:: EXERCISE ::
Your task is to reproduce, verbatim and without pictures, the lines from the opening of the listing through the line containing "import * as echarts from 'echarts';".

** begin MATERIAL PROVIDED **

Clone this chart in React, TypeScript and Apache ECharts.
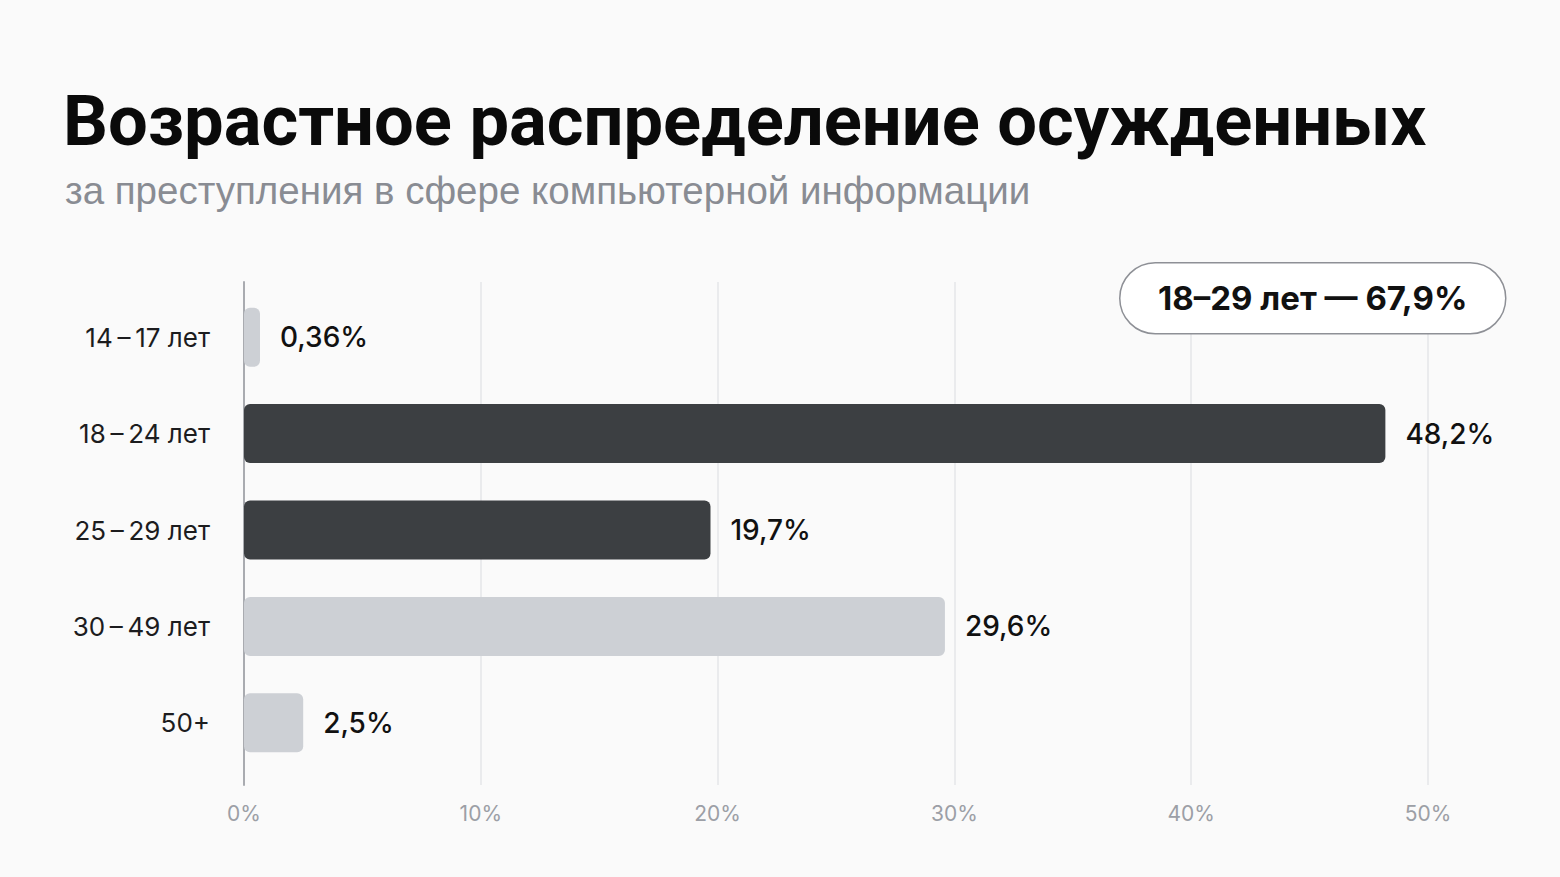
import { useEffect, useRef } from 'react';
import * as echarts from 'echarts';

const categories = ['14\u2009–\u200917 лет', '18\u2009–\u200924 лет', '25\u2009–\u200929 лет', '30\u2009–\u200949 лет', '50+'];
const values = [0.36, 48.2, 19.7, 29.6, 2.5];
const valueLabels = ['0,36%', '48,2%', '19,7%', '29,6%', '2,5%'];
const highlighted = [false, true, true, false, false];
const xMax = 50;
const xStep = 10;

const title = 'Возрастное распределение осужденных';
const subtitle = 'за преступления в сфере компьютерной информации';
const badgeText = '18–29 лет — 67,9%';

const FONT = 'Inter, "Noto Sans", sans-serif';
const TITLE_FONT = 'Roboto, "Liberation Sans", sans-serif';
const SUB_FONT = '"Liberation Sans", Arial, sans-serif';

function App() {
  const chartRef = useRef<HTMLDivElement>(null);

  useEffect(() => {
    document.body.style.margin = '0';
    if (!chartRef.current) return;
    const chart = echarts.init(chartRef.current, undefined, { renderer: 'svg' });

    chart.setOption({
      animation: false,
      backgroundColor: '#fafafa',
      textStyle: { fontFamily: FONT },
      grid: [
        { left: 244, right: 132, top: 282, height: 503 },
        { left: 244, right: 132, top: 289, height: 482 },
      ],
      xAxis: [
        {
          gridIndex: 0,
          type: 'value',
          min: 0,
          max: xMax,
          interval: xStep,
          axisLine: { show: false },
          axisTick: { show: false },
          splitLine: { lineStyle: { color: '#e5e6e9', width: 1.5 } },
          axisLabel: {
            formatter: '{value}%',
            color: '#9c9fa6',
            fontSize: 21,
            margin: 18,
            fontFamily: FONT,
          },
        },
        { gridIndex: 1, type: 'value', min: 0, max: xMax, show: false },
      ],
      yAxis: [
        {
          gridIndex: 0,
          type: 'value',
          min: 0,
          max: 1,
          axisLine: { show: true, lineStyle: { color: '#a9abb0', width: 2 } },
          axisTick: { show: false },
          axisLabel: { show: false },
          splitLine: { show: false },
        },
        {
          gridIndex: 1,
          type: 'category',
          inverse: true,
          data: categories,
          axisLine: { show: false },
          axisTick: { show: false },
          axisLabel: {
            color: '#1c1c1e',
            fontSize: 26,
            margin: 34,
            fontFamily: FONT,
          },
        },
      ],
      series: [
        {
          type: 'bar',
          xAxisIndex: 1,
          yAxisIndex: 1,
          barWidth: 59,
          barMinHeight: 16,
          data: values.map((v, i) => ({
            value: v,
            itemStyle: {
              color: highlighted[i] ? '#3c3f42' : '#cdd0d5',
              borderRadius: 6,
            },
          })),
          label: {
            show: true,
            position: 'right',
            distance: 20,
            fontSize: 28,
            fontWeight: 500,
            color: '#111111',
            fontFamily: FONT,
            formatter: (p: { dataIndex: number }) => valueLabels[p.dataIndex],
          },
        },
      ],
      graphic: [
        {
          type: 'text',
          left: 63,
          top: 85,
          style: {
            text: title,
            fontSize: 70.5,
            fontWeight: 700,
            fill: '#0a0a0a',
            fontFamily: TITLE_FONT,
          },
        },
        {
          type: 'text',
          left: 65,
          top: 171,
          style: {
            text: subtitle,
            fontSize: 38.5,
            fontWeight: 400,
            fill: '#898c93',
            fontFamily: SUB_FONT,
          },
        },
        {
          type: 'group',
          left: 1119,
          top: 262,
          z: 100,
          children: [
            {
              type: 'rect',
              z: 100,
              shape: { x: 0, y: 0, width: 386, height: 71, r: 35.5 },
              style: { fill: '#ffffff', stroke: '#8e9096', lineWidth: 1.5 },
            },
            {
              type: 'text',
              z: 101,
              x: 193,
              y: 35.5,
              style: {
                text: badgeText,
                fontSize: 33,
                fontWeight: 700,
                fill: '#111111',
                align: 'center',
                verticalAlign: 'middle',
                fontFamily: FONT,
              },
            },
          ],
        },
      ],
    });

    return () => chart.dispose();
  }, []);

  return <div ref={chartRef} style={{ width: '1560px', height: '877px' }} />;
}

export default App;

** end MATERIAL PROVIDED **

:: ANSWER TO THE EXERCISE ::
Clone this chart in React, TypeScript and Apache ECharts.
import { useEffect, useRef } from 'react';
import * as echarts from 'echarts';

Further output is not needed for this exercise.